Push back professionally. Not as objections but as proposed alternatives: “I’d like to add a portfolio carve-out here, can we add language allowing me to reference the project for marketing purposes without disclosing confidential information?” One specific request with a specific alternative is a professional negotiation. A list of concerns without alternatives is harder to act on.

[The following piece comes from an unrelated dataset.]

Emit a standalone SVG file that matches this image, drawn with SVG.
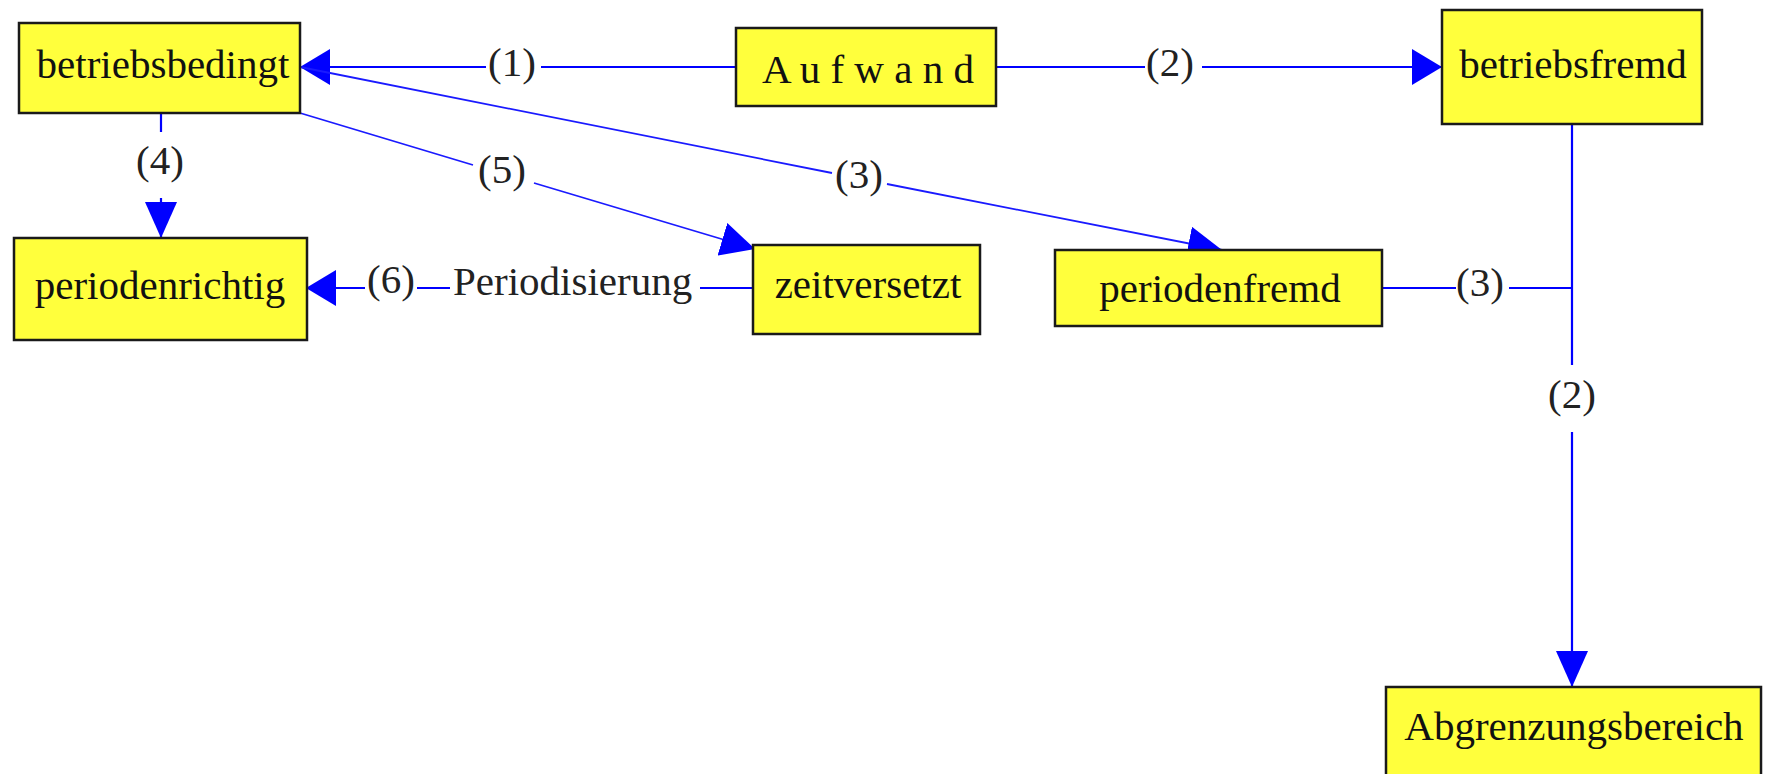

Most clients, especially larger organizations, are accustomed to counterparties marking up NDAs. Legal teams expect it. What signals a problem is a client who reacts to a professional, specific request as if you’ve accused them of something.
When to Refuse
Refuse, or at minimum consult a lawyer before signing, when: the NDA contains a non-compete that would prevent you from working in your field or with any of the client’s competitors; the remedy includes unlimited personal liability or criminal penalties for ordinary commercial breach; the scope covers information so broadly that you could not realistically know what you’re agreeing to keep secret; or the client refuses to negotiate any term at all, including ones that directly affect your ability to practice your profession.
The patterns that distinguish difficult clients from abusive contracts aren’t always in the behavior before signing, sometimes they’re in the document itself. A client who sends an NDA with a 5% per day liquidated damages clause and no portfolio carve-out, and won’t discuss either, has told you something important about how the project will go.
Most NDAs don’t warrant refusal. Most warrant 15 minutes and possibly one specific request. The ones that warrant refusal are recognizable once you know what you’re looking for, and now you do.